Even though Chengdu has been in the same place and under the same handle for three thousand years it is, as of yet, still very young. Skyscrapers, pollution, and four lanes of bumper-to-bumper traffic congestion (they like Buick’s). Pushing and shoving. Crazy taxi driver’s. Homeless children begging for coins. Stray dogs. Storefront windows occupied by butchered ducks, naked chickens, and sausages on string hung on hooks just waiting upon the buyer. It is not uncommon to spot fancy women wearing outfits lifted from the latest fashion magazine. And it is not uncommon to see leathery faces and bent backs hardened by years of labor. It’s not all blue rivers and pretty pagoda’s here. Or tea gardens. Or old men with long white beards and round spectacles smoking pipes. Or groups of elderly women gathered around a bamboo table playing Mahjong. All those things certainly exist - and such moments are beautiful finds - I have seen them. But you have to remember that KFC is also here along with several Chinese imitators. There is a Dairy Queen right around the corner from one of the local religious temples - right across from Starbucks. Consumerism is not lacking.
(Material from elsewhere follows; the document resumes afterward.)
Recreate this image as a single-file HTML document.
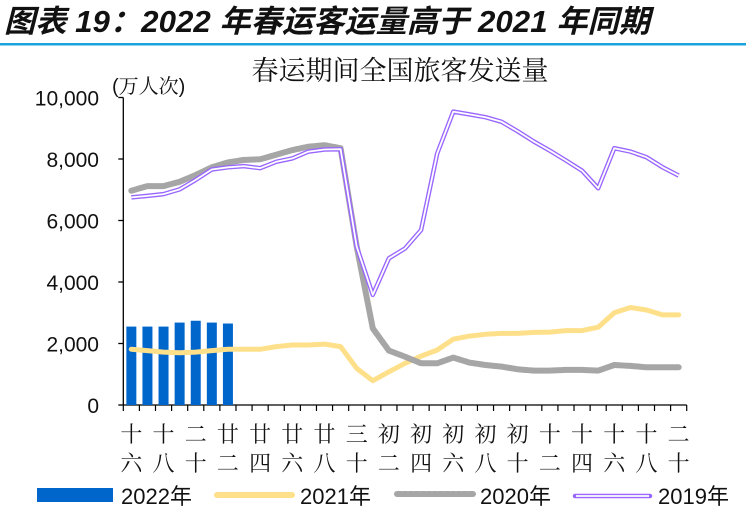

There is construction sprouting up every place - apartment buildings, corporations, business ventures, whole neighborhoods coming into bloom, sculpture art, even structures supporting the local populace. For example, there is a new music park in East Chengdu with coffee shops, bars, stores and concert grounds. The twinkle in the eye of today’s youth strikes something familiar in me… I can see the dream. It reminds me of the United States back in the 1950’s. It is clear the ball is rolling. I feel like I’m on the edge of something wonderful that is about to happen. While the infrastructure across the US is failing and money woes back home paints a blight on the American spirit, I can tell you that the future of Chengdu looks like it is going to be prosperous. Something to think about.
All the same, the general population here is not used to encountering people from the outside. America is the famous melting pot where all cultures converge and elbow it out. But China, simply put, is just not like that. At one of the temples we visited a few days ago, a man walked straight up and put his arm around my shoulder and asked his buddy to take his picture. He was saying something about how tall I am. Within seconds a crowd of ten -maybe twenty- people formed to see what was happening and they all began to snap photos of us. It was a bizarre situation. I felt like a costumed character at a theme park! Granted, it is a fact that they rarely get to see a 6 foot, 4 inch, 200lb. white man who sports a full beard and wears hearing aids. They call me ‘Foreigner’. The adults say it with their eyes. The children laugh and point and say the word. I think it’s all quite wonderful.